One of the reasons why I am interested in taking this course is because I want to know more about what really goes on in the food production process before I buy it off the shelf. Working in a supermarket for 4 years got me thinking about where our food really comes from.   The only major thing I know about this process is that the meat we are buying now comes from livestock raised in factory farms.  The living conditions in these places are awful to keep animals in, and that the animals are treated inhumanely.  I know that the meat industry isn’t the only one that cuts corners and has some skeletons in its closet, but I want to find out who these other industries are and what they are doing that is wrong.

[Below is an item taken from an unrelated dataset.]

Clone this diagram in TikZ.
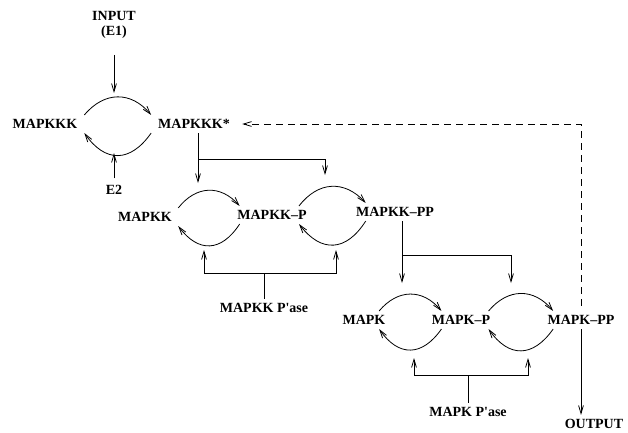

I read an article on about the fungicide found in the juices we are importing into this country, mainly orange juice.  At high levels, the fungicide has been tied to liver cancer.  It specifically mentioned how the fungicide found in the juice, carbendazim, is banned from use in the US but not in Europe.  The interesting part is that the EU has established a maximum residue limit, or maximum level considered safe, for carbendazim in orange juice: 200 parts per billion, while the FDA said it would reject any shipments found to contain the fungicide at 10 ppb or more.  Just seeing the EU having more laxed standards than their American counterpart was very surprising to me.  I found this to be out of character for EU standards.  Europe is known to have very strict standards when it comes to any form of regulation.  That, adding in the fact that European consumers are highly interested in where their food comes from, is really surprising.  My other thought I had on this article is a question: why does America need to import the majority of its juice, especially orange juice?  I understand that we don’t grow all the necessary fruits to make some of these juices, but we shouldn’t be importing orange juice considering America is one of the leading growers of oranges in the world.  I know that buying oranges grown in other countries is probably cheaper, but we shouldn’t be importing something that we are perfectly capable of producing ourselves.  I guess it bothers me that we are outsourcing one of the few things left America can do on its own.